__REQUEST__
Images are not part of the copy; transcribe all the data exactly.
----------
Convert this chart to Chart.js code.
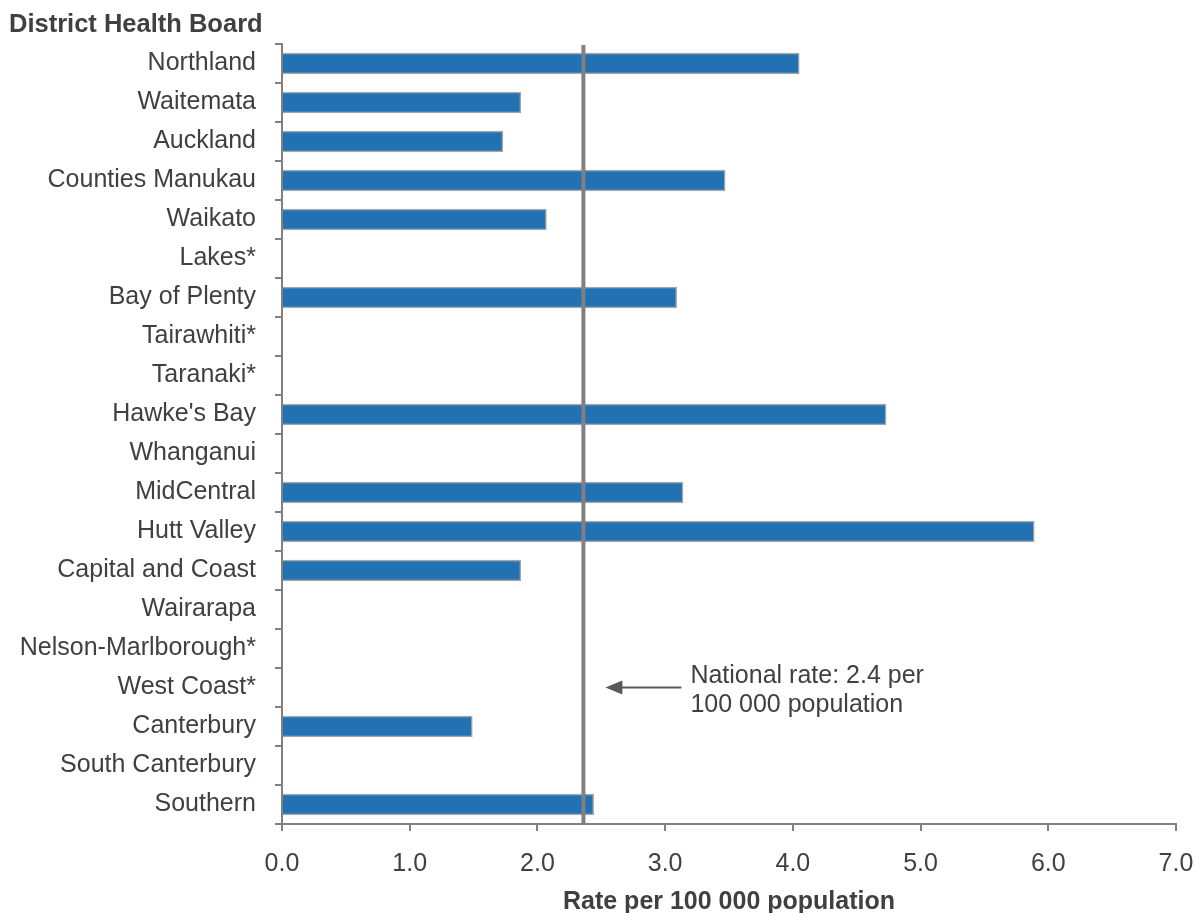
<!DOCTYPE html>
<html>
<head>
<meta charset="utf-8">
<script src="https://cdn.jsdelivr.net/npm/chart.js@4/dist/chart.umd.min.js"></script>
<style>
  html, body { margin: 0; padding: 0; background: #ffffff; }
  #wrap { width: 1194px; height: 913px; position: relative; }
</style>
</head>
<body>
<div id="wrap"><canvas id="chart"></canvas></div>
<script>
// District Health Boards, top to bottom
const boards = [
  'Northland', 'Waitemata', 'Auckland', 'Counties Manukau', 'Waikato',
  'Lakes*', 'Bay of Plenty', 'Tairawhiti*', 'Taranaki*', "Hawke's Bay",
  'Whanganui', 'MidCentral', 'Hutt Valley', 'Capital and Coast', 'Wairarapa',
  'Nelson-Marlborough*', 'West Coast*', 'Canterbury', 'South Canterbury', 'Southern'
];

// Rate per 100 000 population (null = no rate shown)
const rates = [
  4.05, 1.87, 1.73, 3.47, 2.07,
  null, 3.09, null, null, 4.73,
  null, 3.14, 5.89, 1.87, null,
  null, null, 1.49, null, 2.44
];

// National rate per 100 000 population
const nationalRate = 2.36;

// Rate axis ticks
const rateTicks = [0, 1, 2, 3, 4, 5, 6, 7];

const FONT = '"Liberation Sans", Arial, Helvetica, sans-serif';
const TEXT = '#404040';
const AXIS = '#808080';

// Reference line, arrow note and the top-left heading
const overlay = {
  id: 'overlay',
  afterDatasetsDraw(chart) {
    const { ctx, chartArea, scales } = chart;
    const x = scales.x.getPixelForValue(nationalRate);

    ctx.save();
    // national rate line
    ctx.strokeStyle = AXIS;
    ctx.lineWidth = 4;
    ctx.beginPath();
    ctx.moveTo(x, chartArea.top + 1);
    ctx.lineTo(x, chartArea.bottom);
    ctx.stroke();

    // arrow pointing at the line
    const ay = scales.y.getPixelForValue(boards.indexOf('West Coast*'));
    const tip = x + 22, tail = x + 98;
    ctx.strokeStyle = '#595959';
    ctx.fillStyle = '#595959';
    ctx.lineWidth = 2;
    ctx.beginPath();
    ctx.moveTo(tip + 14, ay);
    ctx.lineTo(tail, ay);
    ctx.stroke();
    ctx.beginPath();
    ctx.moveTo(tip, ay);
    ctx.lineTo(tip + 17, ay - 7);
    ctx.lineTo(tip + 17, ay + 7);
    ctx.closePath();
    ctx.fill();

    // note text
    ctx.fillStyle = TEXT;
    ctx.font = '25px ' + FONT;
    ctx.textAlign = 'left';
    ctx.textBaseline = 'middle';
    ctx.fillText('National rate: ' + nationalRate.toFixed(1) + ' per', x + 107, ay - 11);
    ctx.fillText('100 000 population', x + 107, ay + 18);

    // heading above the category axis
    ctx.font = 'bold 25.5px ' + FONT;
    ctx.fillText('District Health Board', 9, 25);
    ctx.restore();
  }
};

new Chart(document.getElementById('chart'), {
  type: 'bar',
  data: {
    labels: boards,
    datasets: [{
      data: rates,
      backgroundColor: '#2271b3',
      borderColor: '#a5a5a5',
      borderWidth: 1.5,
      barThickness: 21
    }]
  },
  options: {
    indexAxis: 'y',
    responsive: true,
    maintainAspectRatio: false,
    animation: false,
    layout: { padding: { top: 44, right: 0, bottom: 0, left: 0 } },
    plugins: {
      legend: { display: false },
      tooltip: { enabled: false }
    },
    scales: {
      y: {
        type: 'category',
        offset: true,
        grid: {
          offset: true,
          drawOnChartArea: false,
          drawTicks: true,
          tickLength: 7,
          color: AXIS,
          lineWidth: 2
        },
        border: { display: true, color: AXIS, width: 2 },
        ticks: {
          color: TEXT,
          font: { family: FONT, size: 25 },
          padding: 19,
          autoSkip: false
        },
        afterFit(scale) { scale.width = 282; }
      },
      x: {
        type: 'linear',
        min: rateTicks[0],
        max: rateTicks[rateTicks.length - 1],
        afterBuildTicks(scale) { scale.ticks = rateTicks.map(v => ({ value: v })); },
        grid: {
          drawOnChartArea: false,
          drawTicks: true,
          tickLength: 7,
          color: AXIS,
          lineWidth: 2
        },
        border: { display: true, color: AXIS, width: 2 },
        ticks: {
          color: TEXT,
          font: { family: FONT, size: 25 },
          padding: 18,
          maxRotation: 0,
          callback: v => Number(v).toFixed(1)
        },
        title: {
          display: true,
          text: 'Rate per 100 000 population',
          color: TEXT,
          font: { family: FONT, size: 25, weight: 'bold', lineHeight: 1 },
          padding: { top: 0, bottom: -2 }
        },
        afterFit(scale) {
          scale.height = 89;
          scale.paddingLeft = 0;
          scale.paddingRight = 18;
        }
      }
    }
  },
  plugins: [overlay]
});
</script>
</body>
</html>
----------
__FULL SOLUTION__
Convert this chart to Chart.js code.
<!DOCTYPE html>
<html>
<head>
<meta charset="utf-8">
<script src="https://cdn.jsdelivr.net/npm/chart.js@4/dist/chart.umd.min.js"></script>
<style>
  html, body { margin: 0; padding: 0; background: #ffffff; }
  #wrap { width: 1194px; height: 913px; position: relative; }
</style>
</head>
<body>
<div id="wrap"><canvas id="chart"></canvas></div>
<script>
// District Health Boards, top to bottom
const boards = [
  'Northland', 'Waitemata', 'Auckland', 'Counties Manukau', 'Waikato',
  'Lakes*', 'Bay of Plenty', 'Tairawhiti*', 'Taranaki*', "Hawke's Bay",
  'Whanganui', 'MidCentral', 'Hutt Valley', 'Capital and Coast', 'Wairarapa',
  'Nelson-Marlborough*', 'West Coast*', 'Canterbury', 'South Canterbury', 'Southern'
];

// Rate per 100 000 population (null = no rate shown)
const rates = [
  4.05, 1.87, 1.73, 3.47, 2.07,
  null, 3.09, null, null, 4.73,
  null, 3.14, 5.89, 1.87, null,
  null, null, 1.49, null, 2.44
];

// National rate per 100 000 population
const nationalRate = 2.36;

// Rate axis ticks
const rateTicks = [0, 1, 2, 3, 4, 5, 6, 7];

const FONT = '"Liberation Sans", Arial, Helvetica, sans-serif';
const TEXT = '#404040';
const AXIS = '#808080';

// Reference line, arrow note and the top-left heading
const overlay = {
  id: 'overlay',
  afterDatasetsDraw(chart) {
    const { ctx, chartArea, scales } = chart;
    const x = scales.x.getPixelForValue(nationalRate);

    ctx.save();
    // national rate line
    ctx.strokeStyle = AXIS;
    ctx.lineWidth = 4;
    ctx.beginPath();
    ctx.moveTo(x, chartArea.top + 1);
    ctx.lineTo(x, chartArea.bottom);
    ctx.stroke();

    // arrow pointing at the line
    const ay = scales.y.getPixelForValue(boards.indexOf('West Coast*'));
    const tip = x + 22, tail = x + 98;
    ctx.strokeStyle = '#595959';
    ctx.fillStyle = '#595959';
    ctx.lineWidth = 2;
    ctx.beginPath();
    ctx.moveTo(tip + 14, ay);
    ctx.lineTo(tail, ay);
    ctx.stroke();
    ctx.beginPath();
    ctx.moveTo(tip, ay);
    ctx.lineTo(tip + 17, ay - 7);
    ctx.lineTo(tip + 17, ay + 7);
    ctx.closePath();
    ctx.fill();

    // note text
    ctx.fillStyle = TEXT;
    ctx.font = '25px ' + FONT;
    ctx.textAlign = 'left';
    ctx.textBaseline = 'middle';
    ctx.fillText('National rate: ' + nationalRate.toFixed(1) + ' per', x + 107, ay - 11);
    ctx.fillText('100 000 population', x + 107, ay + 18);

    // heading above the category axis
    ctx.font = 'bold 25.5px ' + FONT;
    ctx.fillText('District Health Board', 9, 25);
    ctx.restore();
  }
};

new Chart(document.getElementById('chart'), {
  type: 'bar',
  data: {
    labels: boards,
    datasets: [{
      data: rates,
      backgroundColor: '#2271b3',
      borderColor: '#a5a5a5',
      borderWidth: 1.5,
      barThickness: 21
    }]
  },
  options: {
    indexAxis: 'y',
    responsive: true,
    maintainAspectRatio: false,
    animation: false,
    layout: { padding: { top: 44, right: 0, bottom: 0, left: 0 } },
    plugins: {
      legend: { display: false },
      tooltip: { enabled: false }
    },
    scales: {
      y: {
        type: 'category',
        offset: true,
        grid: {
          offset: true,
          drawOnChartArea: false,
          drawTicks: true,
          tickLength: 7,
          color: AXIS,
          lineWidth: 2
        },
        border: { display: true, color: AXIS, width: 2 },
        ticks: {
          color: TEXT,
          font: { family: FONT, size: 25 },
          padding: 19,
          autoSkip: false
        },
        afterFit(scale) { scale.width = 282; }
      },
      x: {
        type: 'linear',
        min: rateTicks[0],
        max: rateTicks[rateTicks.length - 1],
        afterBuildTicks(scale) { scale.ticks = rateTicks.map(v => ({ value: v })); },
        grid: {
          drawOnChartArea: false,
          drawTicks: true,
          tickLength: 7,
          color: AXIS,
          lineWidth: 2
        },
        border: { display: true, color: AXIS, width: 2 },
        ticks: {
          color: TEXT,
          font: { family: FONT, size: 25 },
          padding: 18,
          maxRotation: 0,
          callback: v => Number(v).toFixed(1)
        },
        title: {
          display: true,
          text: 'Rate per 100 000 population',
          color: TEXT,
          font: { family: FONT, size: 25, weight: 'bold', lineHeight: 1 },
          padding: { top: 0, bottom: -2 }
        },
        afterFit(scale) {
          scale.height = 89;
          scale.paddingLeft = 0;
          scale.paddingRight = 18;
        }
      }
    }
  },
  plugins: [overlay]
});
</script>
</body>
</html>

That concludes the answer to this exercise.